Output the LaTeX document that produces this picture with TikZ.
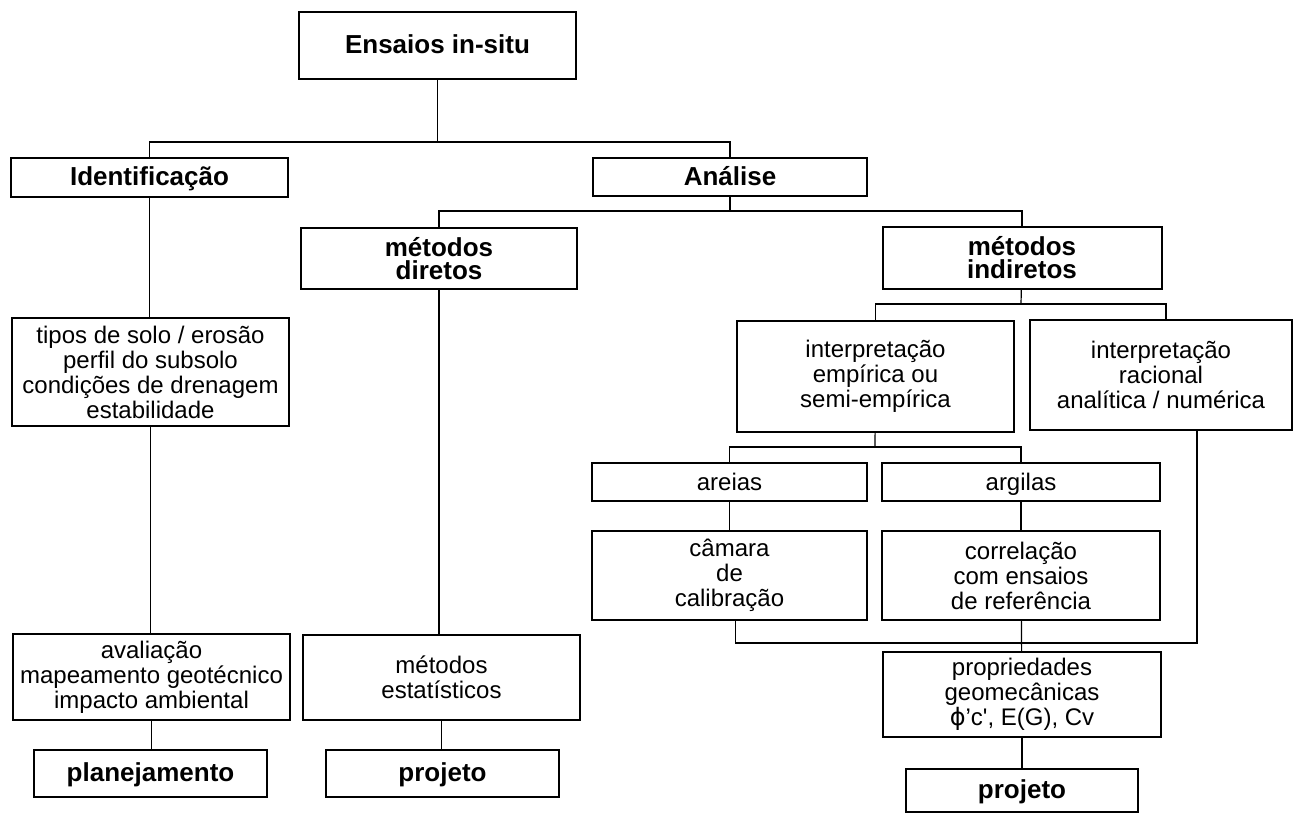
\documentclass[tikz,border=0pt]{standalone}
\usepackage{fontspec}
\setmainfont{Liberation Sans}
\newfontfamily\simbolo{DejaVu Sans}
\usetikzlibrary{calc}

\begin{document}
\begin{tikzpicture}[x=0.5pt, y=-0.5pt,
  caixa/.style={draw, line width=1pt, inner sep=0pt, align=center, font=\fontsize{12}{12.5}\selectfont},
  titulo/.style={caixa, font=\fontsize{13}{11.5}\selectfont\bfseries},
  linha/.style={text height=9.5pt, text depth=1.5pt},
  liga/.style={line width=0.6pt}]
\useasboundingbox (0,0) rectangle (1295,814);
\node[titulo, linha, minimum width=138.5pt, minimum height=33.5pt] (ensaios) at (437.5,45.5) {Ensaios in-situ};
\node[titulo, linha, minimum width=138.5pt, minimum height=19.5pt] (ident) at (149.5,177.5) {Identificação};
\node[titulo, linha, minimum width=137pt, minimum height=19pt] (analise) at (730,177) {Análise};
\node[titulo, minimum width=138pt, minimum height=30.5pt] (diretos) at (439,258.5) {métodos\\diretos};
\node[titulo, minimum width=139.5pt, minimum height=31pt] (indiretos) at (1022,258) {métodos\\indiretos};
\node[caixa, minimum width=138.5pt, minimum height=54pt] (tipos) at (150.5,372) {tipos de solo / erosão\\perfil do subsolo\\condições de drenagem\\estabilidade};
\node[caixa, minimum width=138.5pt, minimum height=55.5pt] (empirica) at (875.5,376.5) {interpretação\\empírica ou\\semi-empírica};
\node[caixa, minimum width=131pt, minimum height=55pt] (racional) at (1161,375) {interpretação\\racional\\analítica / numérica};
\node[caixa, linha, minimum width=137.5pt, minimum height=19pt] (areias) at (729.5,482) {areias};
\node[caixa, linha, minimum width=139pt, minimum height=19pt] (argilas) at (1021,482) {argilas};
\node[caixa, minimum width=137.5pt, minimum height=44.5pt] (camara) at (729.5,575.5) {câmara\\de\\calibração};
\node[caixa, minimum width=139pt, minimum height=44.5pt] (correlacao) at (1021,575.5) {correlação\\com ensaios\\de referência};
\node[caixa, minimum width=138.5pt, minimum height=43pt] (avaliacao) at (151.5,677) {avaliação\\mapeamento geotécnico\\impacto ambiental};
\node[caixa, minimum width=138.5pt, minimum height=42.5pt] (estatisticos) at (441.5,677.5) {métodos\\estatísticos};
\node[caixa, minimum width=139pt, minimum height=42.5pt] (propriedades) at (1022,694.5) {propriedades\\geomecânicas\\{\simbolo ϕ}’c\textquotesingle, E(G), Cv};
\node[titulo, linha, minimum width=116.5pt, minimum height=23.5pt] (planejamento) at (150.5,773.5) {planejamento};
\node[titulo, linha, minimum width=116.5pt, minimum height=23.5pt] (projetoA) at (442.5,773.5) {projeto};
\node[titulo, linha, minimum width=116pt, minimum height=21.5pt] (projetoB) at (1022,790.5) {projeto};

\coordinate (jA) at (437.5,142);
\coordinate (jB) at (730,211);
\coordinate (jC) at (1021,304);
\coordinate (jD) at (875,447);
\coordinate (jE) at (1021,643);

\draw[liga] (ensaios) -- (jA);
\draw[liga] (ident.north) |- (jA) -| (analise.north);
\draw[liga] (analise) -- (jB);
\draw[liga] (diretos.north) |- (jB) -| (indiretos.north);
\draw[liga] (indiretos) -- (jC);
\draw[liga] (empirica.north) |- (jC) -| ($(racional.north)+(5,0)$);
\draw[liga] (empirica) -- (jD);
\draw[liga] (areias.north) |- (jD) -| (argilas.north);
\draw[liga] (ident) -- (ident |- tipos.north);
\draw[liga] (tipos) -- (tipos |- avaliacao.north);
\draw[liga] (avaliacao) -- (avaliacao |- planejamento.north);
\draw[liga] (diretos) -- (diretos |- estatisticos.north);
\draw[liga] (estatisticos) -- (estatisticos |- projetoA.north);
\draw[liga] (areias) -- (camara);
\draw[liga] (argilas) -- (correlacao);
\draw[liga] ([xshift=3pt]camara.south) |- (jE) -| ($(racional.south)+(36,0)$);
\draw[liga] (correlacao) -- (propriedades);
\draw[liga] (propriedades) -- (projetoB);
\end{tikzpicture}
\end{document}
_ _ _ _
▶ _Exercise description_
Using the data above, write out every line exactly, leaving the images behind.

▶ _Solution for this problem_
Output the LaTeX document that produces this picture with TikZ.
\documentclass[tikz,border=0pt]{standalone}
\usepackage{fontspec}
\setmainfont{Liberation Sans}
\newfontfamily\simbolo{DejaVu Sans}
\usetikzlibrary{calc}

\begin{document}
\begin{tikzpicture}[x=0.5pt, y=-0.5pt,
  caixa/.style={draw, line width=1pt, inner sep=0pt, align=center, font=\fontsize{12}{12.5}\selectfont},
  titulo/.style={caixa, font=\fontsize{13}{11.5}\selectfont\bfseries},
  linha/.style={text height=9.5pt, text depth=1.5pt},
  liga/.style={line width=0.6pt}]
\useasboundingbox (0,0) rectangle (1295,814);
\node[titulo, linha, minimum width=138.5pt, minimum height=33.5pt] (ensaios) at (437.5,45.5) {Ensaios in-situ};
\node[titulo, linha, minimum width=138.5pt, minimum height=19.5pt] (ident) at (149.5,177.5) {Identificação};
\node[titulo, linha, minimum width=137pt, minimum height=19pt] (analise) at (730,177) {Análise};
\node[titulo, minimum width=138pt, minimum height=30.5pt] (diretos) at (439,258.5) {métodos\\diretos};
\node[titulo, minimum width=139.5pt, minimum height=31pt] (indiretos) at (1022,258) {métodos\\indiretos};
\node[caixa, minimum width=138.5pt, minimum height=54pt] (tipos) at (150.5,372) {tipos de solo / erosão\\perfil do subsolo\\condições de drenagem\\estabilidade};
\node[caixa, minimum width=138.5pt, minimum height=55.5pt] (empirica) at (875.5,376.5) {interpretação\\empírica ou\\semi-empírica};
\node[caixa, minimum width=131pt, minimum height=55pt] (racional) at (1161,375) {interpretação\\racional\\analítica / numérica};
\node[caixa, linha, minimum width=137.5pt, minimum height=19pt] (areias) at (729.5,482) {areias};
\node[caixa, linha, minimum width=139pt, minimum height=19pt] (argilas) at (1021,482) {argilas};
\node[caixa, minimum width=137.5pt, minimum height=44.5pt] (camara) at (729.5,575.5) {câmara\\de\\calibração};
\node[caixa, minimum width=139pt, minimum height=44.5pt] (correlacao) at (1021,575.5) {correlação\\com ensaios\\de referência};
\node[caixa, minimum width=138.5pt, minimum height=43pt] (avaliacao) at (151.5,677) {avaliação\\mapeamento geotécnico\\impacto ambiental};
\node[caixa, minimum width=138.5pt, minimum height=42.5pt] (estatisticos) at (441.5,677.5) {métodos\\estatísticos};
\node[caixa, minimum width=139pt, minimum height=42.5pt] (propriedades) at (1022,694.5) {propriedades\\geomecânicas\\{\simbolo ϕ}’c\textquotesingle, E(G), Cv};
\node[titulo, linha, minimum width=116.5pt, minimum height=23.5pt] (planejamento) at (150.5,773.5) {planejamento};
\node[titulo, linha, minimum width=116.5pt, minimum height=23.5pt] (projetoA) at (442.5,773.5) {projeto};
\node[titulo, linha, minimum width=116pt, minimum height=21.5pt] (projetoB) at (1022,790.5) {projeto};

\coordinate (jA) at (437.5,142);
\coordinate (jB) at (730,211);
\coordinate (jC) at (1021,304);
\coordinate (jD) at (875,447);
\coordinate (jE) at (1021,643);

\draw[liga] (ensaios) -- (jA);
\draw[liga] (ident.north) |- (jA) -| (analise.north);
\draw[liga] (analise) -- (jB);
\draw[liga] (diretos.north) |- (jB) -| (indiretos.north);
\draw[liga] (indiretos) -- (jC);
\draw[liga] (empirica.north) |- (jC) -| ($(racional.north)+(5,0)$);
\draw[liga] (empirica) -- (jD);
\draw[liga] (areias.north) |- (jD) -| (argilas.north);
\draw[liga] (ident) -- (ident |- tipos.north);
\draw[liga] (tipos) -- (tipos |- avaliacao.north);
\draw[liga] (avaliacao) -- (avaliacao |- planejamento.north);
\draw[liga] (diretos) -- (diretos |- estatisticos.north);
\draw[liga] (estatisticos) -- (estatisticos |- projetoA.north);
\draw[liga] (areias) -- (camara);
\draw[liga] (argilas) -- (correlacao);
\draw[liga] ([xshift=3pt]camara.south) |- (jE) -| ($(racional.south)+(36,0)$);
\draw[liga] (correlacao) -- (propriedades);
\draw[liga] (propriedades) -- (projetoB);
\end{tikzpicture}
\end{document}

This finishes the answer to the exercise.